Rose (who looks like she's wearing a hat), Goldie, Blanche and Henrietta
Before September 1, 2012, it wouldn’t have occurred to me to celebrate Poultry Day. What a difference six months and nineteen days make! 

I suspect Jay spent too much time reading verses in Psalms about hiding under the shadow of God’s wings, and they made him long for backyard chickens. I thought it was a phase and tried to wait him out. When he brought up the subject, I’d respond cryptically by quoting random bird verses like Job 39:13, “The ostrich flaps her wings grandly, but they are no match for the feathers of the stork.” I’d raise one eyebrow, nod mysteriously, and wander off. 

It didn’t work. 

Gradually, Jay wore me down. I finally told him, “I don’t like birds, and I don’t like eggs, but I do like you. So, if you’re determined to bring chickens into our life...” I generously added, “I’ll somehow try to cope.” Well, he never heard the last part because he was already in the yard building a coop. A couple months later, I became a reluctant chicken mommy to four Golden Comet biddies. 

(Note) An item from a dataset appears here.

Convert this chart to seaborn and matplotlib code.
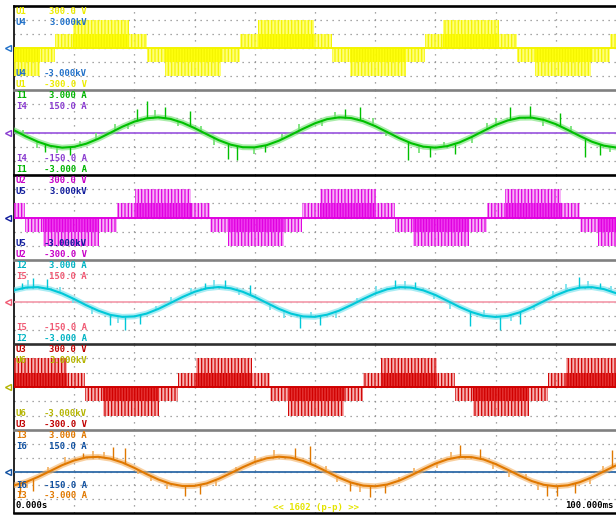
import numpy as np
import matplotlib
matplotlib.use('Agg')
import matplotlib.pyplot as plt
import seaborn as sns

sns.set_style('white')
plt.rcParams['font.family'] = ['DejaVu Sans Mono']
plt.rcParams['hatch.linewidth'] = 0.9

# ------------------------------------------------------------
# data, time in ms (10 ms / div, 100 ms record)
# ------------------------------------------------------------
t_cur = np.arange(0, 101, 2)

# phase currents (A), read every 2 ms
i1 = [0.16, -0.28, -0.66, -0.94, -1.07, -1.01, -0.79, -0.44, -0.02, 0.41,
      0.77, 1.00, 1.07, 0.96, 0.69, 0.31, -0.12, -0.54, -0.86, -1.04,
      -1.05, -0.89, -0.58, -0.17, 0.26, 0.65, 0.94, 1.07, 1.02, 0.80,
      0.45, 0.03, -0.40, -0.76, -1.00, -1.07, -0.96, -0.70, -0.32, 0.11,
      0.53, 0.85, 1.04, 1.05, 0.89, 0.59, 0.18, -0.25, -0.65, -0.93, -1.06]
i2 = [0.84, 1.03, 1.06, 0.91, 0.61, 0.21, -0.23, -0.62, -0.92, -1.06,
      -1.03, -0.83, -0.49, -0.07, 0.36, 0.73, 0.98, 1.07, 0.98, 0.73,
      0.36, -0.07, -0.49, -0.83, -1.03, -1.06, -0.91, -0.62, -0.22, 0.21,
      0.61, 0.91, 1.06, 1.03, 0.83, 0.50, 0.08, -0.35, -0.72, -0.98,
      -1.07, -0.99, -0.74, -0.37, 0.06, 0.48, 0.82, 1.03, 1.06, 0.92, 0.63]
i3 = [-1.00, -0.76, -0.39, 0.03, 0.46, 0.80, 1.02, 1.06, 0.93, 0.65,
      0.26, -0.18, -0.58, -0.89, -1.05, -1.04, -0.86, -0.53, -0.12, 0.31,
      0.69, 0.96, 1.07, 1.00, 0.77, 0.41, -0.02, -0.45, -0.80, -1.02,
      -1.07, -0.94, -0.66, -0.27, 0.16, 0.57, 0.88, 1.05, 1.04, 0.87,
      0.54, 0.13, -0.30, -0.69, -0.96, -1.07, -1.00, -0.77, -0.42, 0.01, 0.44]

# large noise spikes on the currents: time (ms) and tip value (A)
i1_spk_t = [5.1, 9.3, 20.4, 22.1, 25.1, 29.2, 35.5, 37.0, 41.7, 55.0,
            57.5, 65.4, 69.1, 73.3, 82.4, 85.7, 90.7, 94.9, 97.3]
i1_spk_y = [-1.36, -1.57, 1.64, 2.20, 1.80, 1.50, -1.86, -1.93, -1.36, 1.64,
            1.80, -1.93, -1.70, -1.50, 1.80, 1.86, 1.36, -1.70, -1.57]
i2_spk_t = [1.3, 3.2, 5.5, 15.9, 18.4, 20.9, 31.7, 35.0, 39.2, 47.5,
            50.8, 63.3, 66.6, 75.7, 80.7, 84.1, 93.9, 97.3]
i2_spk_y = [1.36, 1.71, 1.64, -1.64, -2.00, -1.57, 1.36, 1.57, 1.20, -1.86,
            -1.64, 1.57, 1.43, -1.71, -2.00, -1.57, 1.79, 1.36]
i3_spk_t = [1.0, 3.2, 11.5, 16.4, 18.4, 28.4, 30.9, 46.7, 49.2, 55.8,
            59.1, 61.6, 74.1, 77.4, 88.5, 90.2, 93.2, 99.3]
i3_spk_y = [-1.64, -1.43, 1.36, 1.79, 1.71, -1.79, -1.64, 1.71, 1.86, -1.43,
            -1.86, -1.57, 1.93, 1.64, -1.79, -1.79, -1.57, 1.57]

# small noise spikes: time (ms) and height above/below the trace (A)
i1_nz_t = [1.5, 3.8, 7.2, 11.0, 13.6, 16.8, 18.9, 23.5, 27.3, 31.1, 33.2,
           39.8, 44.6, 47.3, 51.2, 53.4, 59.6, 61.8, 67.2, 71.4, 76.0, 78.5,
           80.1, 87.9, 92.6, 99.0]
i1_nz_d = [0.35, -0.45, -0.40, 0.30, 0.50, 0.45, -0.30, 0.55, -0.35, 0.40,
           -0.50, -0.45, 0.35, 0.50, -0.40, 0.45, 0.50, -0.30, -0.55, 0.35,
           -0.40, 0.45, 0.50, -0.45, 0.40, -0.35]
i2_nz_t = [2.4, 7.6, 9.8, 12.9, 17.2, 23.6, 26.0, 29.4, 33.2, 37.4, 42.5,
           44.8, 49.3, 53.5, 56.9, 60.2, 65.0, 69.8, 72.4, 78.1, 82.6, 86.3,
           89.5, 91.7, 95.4, 99.1]
i2_nz_d = [0.50, 0.40, -0.35, -0.45, -0.50, 0.30, 0.45, 0.40, 0.55, -0.30,
           -0.40, -0.50, 0.35, -0.45, 0.30, 0.50, 0.45, -0.35, -0.50, 0.40,
           -0.45, -0.30, 0.40, 0.50, 0.45, 0.35]
i3_nz_t = [2.1, 5.6, 8.4, 13.2, 15.0, 20.6, 22.7, 25.4, 33.6, 36.8, 40.1,
           43.2, 51.8, 53.6, 57.4, 63.9, 66.5, 70.2, 72.6, 79.6, 82.3, 85.1,
           87.0, 95.6, 97.8]
i3_nz_d = [-0.45, 0.35, 0.50, 0.45, 0.40, -0.30, -0.35, -0.50, -0.45, 0.30,
           0.40, 0.50, 0.35, -0.40, -0.50, 0.30, 0.45, -0.35, 0.50, -0.40,
           -0.45, 0.30, -0.50, -0.40, 0.45]

# PWM phase voltages: segment edges (ms) and level (V) reached in each segment
u1_edges = [0, 4.3, 6.8, 9.8, 19.1, 22.1, 25.1, 34.4, 37.5, 40.5, 49.8,
            52.8, 55.8, 65.1, 68.3, 71.3, 80.6, 83.6, 86.5, 95.8, 99.0, 100]
u1_level = [-200, -100, 100, 200, 100, -100, -200, -100, 100, 200, 100,
            -100, -200, -100, 100, 200, 100, -100, -200, -100, 100]
u2_edges = [0, 1.8, 4.8, 14.1, 17.1, 20.1, 29.4, 32.6, 35.5, 44.9, 47.8,
            50.8, 60.1, 63.3, 66.3, 75.6, 78.6, 81.6, 90.9, 94.0, 97.0, 100]
u2_level = [100, -100, -200, -100, 100, 200, 100, -100, -200, -100, 100,
            200, 100, -100, -200, -100, 100, 200, 100, -100, -200]
u3_edges = [0, 8.8, 11.8, 14.8, 24.1, 27.2, 30.2, 39.5, 42.5, 45.5, 54.8,
            58.0, 61.0, 70.3, 73.3, 76.2, 85.5, 88.7, 91.7, 100]
u3_level = [200, 100, -100, -200, -100, 100, 200, 100, -100, -200, -100,
            100, 200, 100, -100, -200, -100, 100, 200]

ch_a = ['U1', 'I1', 'U2', 'I2', 'U3', 'I3']
ch_b = ['U4', 'I4', 'U5', 'I5', 'U6', 'I6']
rng_a = ['300.0', '3.000', '300.0', '3.000', '300.0', '3.000']
unit_a = [' V', ' A', ' V', ' A', ' V', ' A']
rng_b = ['3.000', '150.0', '3.000', '150.0', '3.000', '150.0']
unit_b = ['kV', ' A', 'kV', ' A', 'kV', ' A']

col_a = ['#ecec00', '#00b400', '#c800c8', '#00b4c4', '#c00000', '#e07800']
col_b = ['#2070c8', '#8a3cd0', '#101c9c', '#f05a74', '#b4b400', '#1050a0']

# ------------------------------------------------------------
W, H = 616, 518
fig = plt.figure(figsize=(W / 100, H / 100), dpi=100)
panel_px = [6, 90, 175, 260, 344, 430, 513]
x0, x1 = 14, 616
sep_col = ['black', '#808080', 'black', '#808080', '#303030', '#808080']


def draw_pwm(ax, edges, levels, c_dark, c_mid, c_light):
    for a, b, lv in zip(edges[:-1], edges[1:], levels):
        s = np.sign(lv)
        if abs(lv) > 100:
            ax.fill_between([a, b], 0, s * 100, facecolor=c_mid, edgecolor=c_dark,
                            hatch='||||||', lw=0, zorder=3)
            ax.fill_between([a, b], s * 100, lv, facecolor=c_light, edgecolor=c_dark,
                            hatch='|||||', lw=0, zorder=3)
        else:
            ax.fill_between([a, b], 0, lv, facecolor=c_light, edgecolor=c_dark,
                            hatch='|||||', lw=0, zorder=3)
    ax.axhline(0, color=c_dark, lw=1.4, zorder=4)


def draw_current(ax, vals, spk_t, spk_y, nz_t, nz_d, c_line, c_halo):
    sns.lineplot(x=t_cur, y=vals, ax=ax, color=c_halo, lw=4.2, alpha=0.6, zorder=4)
    base = np.interp(nz_t, t_cur, vals)
    ax.vlines(nz_t, base, base + np.array(nz_d), color=c_halo, lw=1.2, zorder=5)
    base = np.interp(spk_t, t_cur, vals)
    ax.vlines(spk_t, base, spk_y, color=c_line, lw=1.0, zorder=5)
    sns.lineplot(x=t_cur, y=vals, ax=ax, color=c_line, lw=1.5, zorder=6)


pwm = [(u1_edges, u1_level, '#f4f400', (1, 1, 0.0, 0.95), (1, 1, 0.25, 0.7)),
       (u2_edges, u2_level, '#e000e0', (0.92, 0.1, 0.92, 0.85), (0.95, 0.45, 0.95, 0.55)),
       (u3_edges, u3_level, '#d00000', (0.88, 0.05, 0.05, 0.85), (0.95, 0.45, 0.45, 0.55))]
cur = [(i1, i1_spk_t, i1_spk_y, i1_nz_t, i1_nz_d, '#00c000', '#70e070'),
       (i2, i2_spk_t, i2_spk_y, i2_nz_t, i2_nz_d, '#00c8d8', '#70e0ec'),
       (i3, i3_spk_t, i3_spk_y, i3_nz_t, i3_nz_d, '#e07800', '#f4b060')]
ref_line = [None, '#a060e0', None, '#f4a0b0', None, '#2e6aa8']

for i in range(6):
    top, bot = panel_px[i], panel_px[i + 1]
    ax = fig.add_axes([x0 / W, 1 - bot / H, (x1 - x0) / W, (bot - top) / H])
    scale = 100 if i % 2 == 0 else 1
    ax.set_xlim(0, 100)
    ax.set_ylim(-3 * scale, 3 * scale)
    ax.set_xticks([])
    ax.set_yticks([])
    for sp in ['right', 'bottom']:
        ax.spines[sp].set_visible(False)
    ax.spines['left'].set_color('black')
    ax.spines['left'].set_linewidth(1.2)
    ax.spines['top'].set_color(sep_col[i])
    ax.spines['top'].set_linewidth(1.9)
    if i == 5:
        ax.spines['bottom'].set_visible(True)
        ax.spines['bottom'].set_color('black')
        ax.spines['bottom'].set_linewidth(1.8)

    # graticule
    for yv in [-2, -1, 0, 1, 2]:
        ax.axhline(yv * scale, color='#8a8a8a', lw=0.9, ls=(0, (1, 3.8)), zorder=1)
    for xv in range(10, 100, 10):
        ax.axvline(xv, color='#8a8a8a', lw=0.9, ls=(0, (1, 4.6)), zorder=1)

    if i % 2 == 0:
        e, lv, cd, cm, cl = pwm[i // 2]
        draw_pwm(ax, e, lv, cd, cm, cl)
    else:
        v, st, sy, nt, nd, cl, ch = cur[i // 2]
        ax.axhline(0, color=ref_line[i], lw=1.3, zorder=3)
        draw_current(ax, v, st, sy, nt, nd, cl, ch)

    # ground marker of the second channel
    ax.plot([-1.0], [0], marker='<', mfc='none', mec=col_b[i], mew=1.0, ms=5,
            clip_on=False, zorder=7)

    # channel range labels
    if i < 5:
        rows = [top + 5.5, top + 16.5, bot - 17, bot - 5.5]
    else:
        rows = [top + 5.5, top + 16.5, bot - 28, bot - 17]
    labels = [(ch_a[i], rng_a[i] + unit_a[i], col_a[i]),
              (ch_b[i], rng_b[i] + unit_b[i], col_b[i]),
              (ch_b[i], '-' + rng_b[i] + unit_b[i], col_b[i]),
              (ch_a[i], '-' + rng_a[i] + unit_a[i], col_a[i])]
    for y, (name, val, c) in zip(rows, labels):
        fig.text(16 / W, 1 - y / H, name, color=c, fontsize=6.5, fontweight='bold',
                 ha='left', va='center')
        fig.text(87 / W, 1 - y / H, val, color=c, fontsize=6.5, fontweight='bold',
                 ha='right', va='center')

# time axis annotations
fig.text(16 / W, 1 - 506 / H, '0.000s', color='black', fontsize=6.5, fontweight='bold',
         ha='left', va='center')
fig.text(613 / W, 1 - 506 / H, '100.000ms', color='black', fontsize=6.5, fontweight='bold',
         ha='right', va='center')
fig.text(316 / W, 1 - 507 / H, '<< 1602 (p-p) >>', color='#e4e400', fontsize=6.5,
         fontweight='bold', ha='center', va='center')

fig.savefig('out.png', dpi=100, facecolor='white')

Recently, I showed Jay a beautiful ring on Etsy.com of a nest with eggs. Even though Poultry Day was clearly marked on our calendar, there was no nest ring waiting for me. 

Is it too much to ask to expect a man to remember my birthday, our anniversary, and Poultry Day?
Verse of the day:   (Eph 4:2) "...with longsuffering, bearing with one another in love..." even if they want backyard chickens.